**Collected material:**
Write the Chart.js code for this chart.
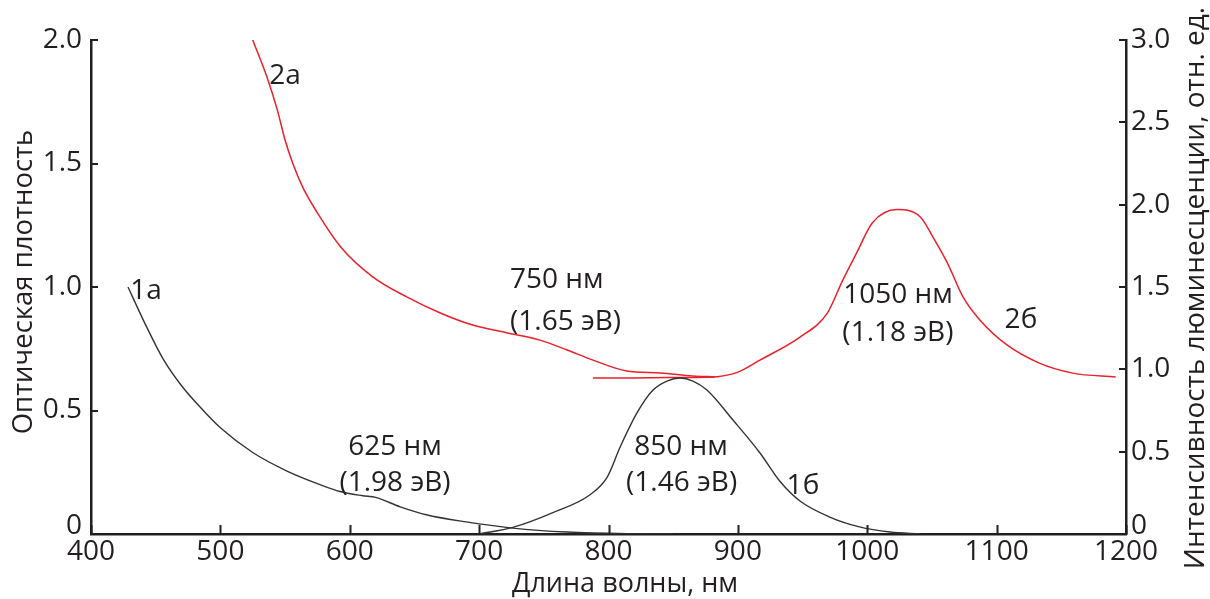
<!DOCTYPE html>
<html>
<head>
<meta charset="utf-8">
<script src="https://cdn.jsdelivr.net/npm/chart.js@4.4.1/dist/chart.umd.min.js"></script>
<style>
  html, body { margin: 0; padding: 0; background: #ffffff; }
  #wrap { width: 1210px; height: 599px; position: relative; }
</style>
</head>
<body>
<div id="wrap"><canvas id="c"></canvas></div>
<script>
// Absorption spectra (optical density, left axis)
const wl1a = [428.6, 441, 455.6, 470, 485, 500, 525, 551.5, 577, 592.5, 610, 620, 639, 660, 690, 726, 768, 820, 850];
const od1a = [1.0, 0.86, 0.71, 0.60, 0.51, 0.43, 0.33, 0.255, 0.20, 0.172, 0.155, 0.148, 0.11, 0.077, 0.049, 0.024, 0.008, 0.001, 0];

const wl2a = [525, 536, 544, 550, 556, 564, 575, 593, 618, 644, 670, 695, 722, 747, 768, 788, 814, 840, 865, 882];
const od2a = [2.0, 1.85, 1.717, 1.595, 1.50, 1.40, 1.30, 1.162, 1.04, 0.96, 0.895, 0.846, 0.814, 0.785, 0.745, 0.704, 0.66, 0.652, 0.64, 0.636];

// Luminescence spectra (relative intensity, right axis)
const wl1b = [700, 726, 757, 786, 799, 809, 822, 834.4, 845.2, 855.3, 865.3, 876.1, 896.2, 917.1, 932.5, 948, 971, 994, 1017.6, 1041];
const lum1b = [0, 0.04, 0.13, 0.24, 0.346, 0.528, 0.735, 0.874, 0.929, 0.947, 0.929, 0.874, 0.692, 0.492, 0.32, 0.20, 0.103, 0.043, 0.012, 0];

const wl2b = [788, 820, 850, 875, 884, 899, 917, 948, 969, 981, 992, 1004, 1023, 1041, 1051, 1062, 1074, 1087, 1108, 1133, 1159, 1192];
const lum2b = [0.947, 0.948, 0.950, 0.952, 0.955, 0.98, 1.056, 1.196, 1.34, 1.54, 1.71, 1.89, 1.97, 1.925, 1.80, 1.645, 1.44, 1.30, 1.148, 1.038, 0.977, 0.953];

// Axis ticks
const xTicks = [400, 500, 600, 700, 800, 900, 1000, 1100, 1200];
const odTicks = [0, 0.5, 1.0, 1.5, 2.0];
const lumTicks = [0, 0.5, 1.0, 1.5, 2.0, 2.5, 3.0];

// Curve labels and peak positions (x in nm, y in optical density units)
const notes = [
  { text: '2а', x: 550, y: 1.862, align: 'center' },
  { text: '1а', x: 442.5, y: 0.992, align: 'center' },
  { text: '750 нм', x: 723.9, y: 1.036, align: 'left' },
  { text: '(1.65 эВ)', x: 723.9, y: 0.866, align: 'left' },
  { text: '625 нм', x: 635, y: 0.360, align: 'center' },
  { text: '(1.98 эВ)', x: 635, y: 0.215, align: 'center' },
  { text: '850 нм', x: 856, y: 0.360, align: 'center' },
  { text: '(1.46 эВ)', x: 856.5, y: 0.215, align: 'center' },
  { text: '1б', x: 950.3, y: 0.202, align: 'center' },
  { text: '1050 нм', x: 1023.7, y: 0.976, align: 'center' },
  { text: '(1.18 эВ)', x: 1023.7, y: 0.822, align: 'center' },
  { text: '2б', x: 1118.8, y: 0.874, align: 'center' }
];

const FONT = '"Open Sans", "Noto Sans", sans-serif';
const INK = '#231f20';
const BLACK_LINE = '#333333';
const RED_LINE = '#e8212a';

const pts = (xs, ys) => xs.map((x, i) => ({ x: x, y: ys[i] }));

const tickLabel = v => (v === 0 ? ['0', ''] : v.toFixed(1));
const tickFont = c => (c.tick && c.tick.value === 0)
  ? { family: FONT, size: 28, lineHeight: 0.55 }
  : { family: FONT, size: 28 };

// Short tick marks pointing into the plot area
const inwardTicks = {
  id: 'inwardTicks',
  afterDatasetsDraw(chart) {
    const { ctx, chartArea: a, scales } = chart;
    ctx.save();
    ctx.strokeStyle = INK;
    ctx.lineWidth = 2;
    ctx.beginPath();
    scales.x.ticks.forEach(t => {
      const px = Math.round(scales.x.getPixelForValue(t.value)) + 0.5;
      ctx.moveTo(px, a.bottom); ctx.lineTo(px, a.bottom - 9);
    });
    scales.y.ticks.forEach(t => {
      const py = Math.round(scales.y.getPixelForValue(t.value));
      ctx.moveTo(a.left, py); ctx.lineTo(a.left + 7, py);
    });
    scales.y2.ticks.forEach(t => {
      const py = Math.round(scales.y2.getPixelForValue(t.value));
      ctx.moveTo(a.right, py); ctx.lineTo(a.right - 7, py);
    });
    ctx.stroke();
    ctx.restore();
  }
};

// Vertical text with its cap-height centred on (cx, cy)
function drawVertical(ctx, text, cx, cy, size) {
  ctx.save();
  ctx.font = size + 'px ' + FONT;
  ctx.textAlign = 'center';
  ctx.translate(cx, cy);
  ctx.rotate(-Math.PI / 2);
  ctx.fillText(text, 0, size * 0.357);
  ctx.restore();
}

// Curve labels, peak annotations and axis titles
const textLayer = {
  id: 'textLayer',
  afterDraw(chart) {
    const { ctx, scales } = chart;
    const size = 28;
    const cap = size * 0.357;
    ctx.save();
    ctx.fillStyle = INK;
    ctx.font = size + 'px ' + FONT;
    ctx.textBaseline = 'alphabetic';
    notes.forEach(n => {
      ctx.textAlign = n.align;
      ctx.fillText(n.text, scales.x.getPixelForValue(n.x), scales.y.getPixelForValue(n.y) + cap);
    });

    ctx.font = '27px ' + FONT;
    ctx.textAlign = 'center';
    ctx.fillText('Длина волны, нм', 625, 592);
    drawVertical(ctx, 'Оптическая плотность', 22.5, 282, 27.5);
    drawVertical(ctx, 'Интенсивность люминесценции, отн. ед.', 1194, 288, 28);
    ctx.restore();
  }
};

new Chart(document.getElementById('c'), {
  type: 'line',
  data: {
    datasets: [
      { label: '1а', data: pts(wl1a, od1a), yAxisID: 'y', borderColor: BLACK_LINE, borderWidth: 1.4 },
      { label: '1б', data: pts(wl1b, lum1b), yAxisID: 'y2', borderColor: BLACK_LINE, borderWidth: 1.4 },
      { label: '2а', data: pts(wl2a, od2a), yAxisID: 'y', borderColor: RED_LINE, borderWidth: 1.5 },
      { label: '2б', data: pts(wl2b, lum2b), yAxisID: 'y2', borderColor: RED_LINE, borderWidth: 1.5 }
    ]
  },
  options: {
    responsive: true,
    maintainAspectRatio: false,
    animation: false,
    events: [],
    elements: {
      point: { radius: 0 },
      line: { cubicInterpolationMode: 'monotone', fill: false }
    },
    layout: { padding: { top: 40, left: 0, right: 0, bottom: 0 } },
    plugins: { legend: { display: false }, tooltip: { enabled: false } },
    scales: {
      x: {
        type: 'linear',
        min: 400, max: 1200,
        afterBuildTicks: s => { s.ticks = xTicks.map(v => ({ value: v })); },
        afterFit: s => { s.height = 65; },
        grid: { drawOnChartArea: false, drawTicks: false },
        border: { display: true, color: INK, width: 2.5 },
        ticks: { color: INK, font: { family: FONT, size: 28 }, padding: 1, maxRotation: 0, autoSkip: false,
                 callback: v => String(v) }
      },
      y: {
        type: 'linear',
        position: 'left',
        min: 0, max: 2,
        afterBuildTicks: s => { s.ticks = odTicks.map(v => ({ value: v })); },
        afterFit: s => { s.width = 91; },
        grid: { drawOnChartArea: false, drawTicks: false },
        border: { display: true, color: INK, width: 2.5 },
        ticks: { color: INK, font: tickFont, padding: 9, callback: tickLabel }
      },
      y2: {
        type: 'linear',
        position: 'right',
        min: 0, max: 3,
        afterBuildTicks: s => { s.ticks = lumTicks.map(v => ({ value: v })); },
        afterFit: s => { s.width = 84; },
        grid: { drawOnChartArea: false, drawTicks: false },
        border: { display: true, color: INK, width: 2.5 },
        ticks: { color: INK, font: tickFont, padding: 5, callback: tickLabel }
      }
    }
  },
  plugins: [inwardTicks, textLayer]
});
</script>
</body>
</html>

**Problem statement:** With all pictures left out, please transcribe exactly the lines from the start of the material through the line with "const lumTicks = [0, 0.5, 1.0, 1.5, 2.0, 2.5, 3.0];".

**Solution:**
Write the Chart.js code for this chart.
<!DOCTYPE html>
<html>
<head>
<meta charset="utf-8">
<script src="https://cdn.jsdelivr.net/npm/chart.js@4.4.1/dist/chart.umd.min.js"></script>
<style>
  html, body { margin: 0; padding: 0; background: #ffffff; }
  #wrap { width: 1210px; height: 599px; position: relative; }
</style>
</head>
<body>
<div id="wrap"><canvas id="c"></canvas></div>
<script>
// Absorption spectra (optical density, left axis)
const wl1a = [428.6, 441, 455.6, 470, 485, 500, 525, 551.5, 577, 592.5, 610, 620, 639, 660, 690, 726, 768, 820, 850];
const od1a = [1.0, 0.86, 0.71, 0.60, 0.51, 0.43, 0.33, 0.255, 0.20, 0.172, 0.155, 0.148, 0.11, 0.077, 0.049, 0.024, 0.008, 0.001, 0];

const wl2a = [525, 536, 544, 550, 556, 564, 575, 593, 618, 644, 670, 695, 722, 747, 768, 788, 814, 840, 865, 882];
const od2a = [2.0, 1.85, 1.717, 1.595, 1.50, 1.40, 1.30, 1.162, 1.04, 0.96, 0.895, 0.846, 0.814, 0.785, 0.745, 0.704, 0.66, 0.652, 0.64, 0.636];

// Luminescence spectra (relative intensity, right axis)
const wl1b = [700, 726, 757, 786, 799, 809, 822, 834.4, 845.2, 855.3, 865.3, 876.1, 896.2, 917.1, 932.5, 948, 971, 994, 1017.6, 1041];
const lum1b = [0, 0.04, 0.13, 0.24, 0.346, 0.528, 0.735, 0.874, 0.929, 0.947, 0.929, 0.874, 0.692, 0.492, 0.32, 0.20, 0.103, 0.043, 0.012, 0];

const wl2b = [788, 820, 850, 875, 884, 899, 917, 948, 969, 981, 992, 1004, 1023, 1041, 1051, 1062, 1074, 1087, 1108, 1133, 1159, 1192];
const lum2b = [0.947, 0.948, 0.950, 0.952, 0.955, 0.98, 1.056, 1.196, 1.34, 1.54, 1.71, 1.89, 1.97, 1.925, 1.80, 1.645, 1.44, 1.30, 1.148, 1.038, 0.977, 0.953];

// Axis ticks
const xTicks = [400, 500, 600, 700, 800, 900, 1000, 1100, 1200];
const odTicks = [0, 0.5, 1.0, 1.5, 2.0];
const lumTicks = [0, 0.5, 1.0, 1.5, 2.0, 2.5, 3.0];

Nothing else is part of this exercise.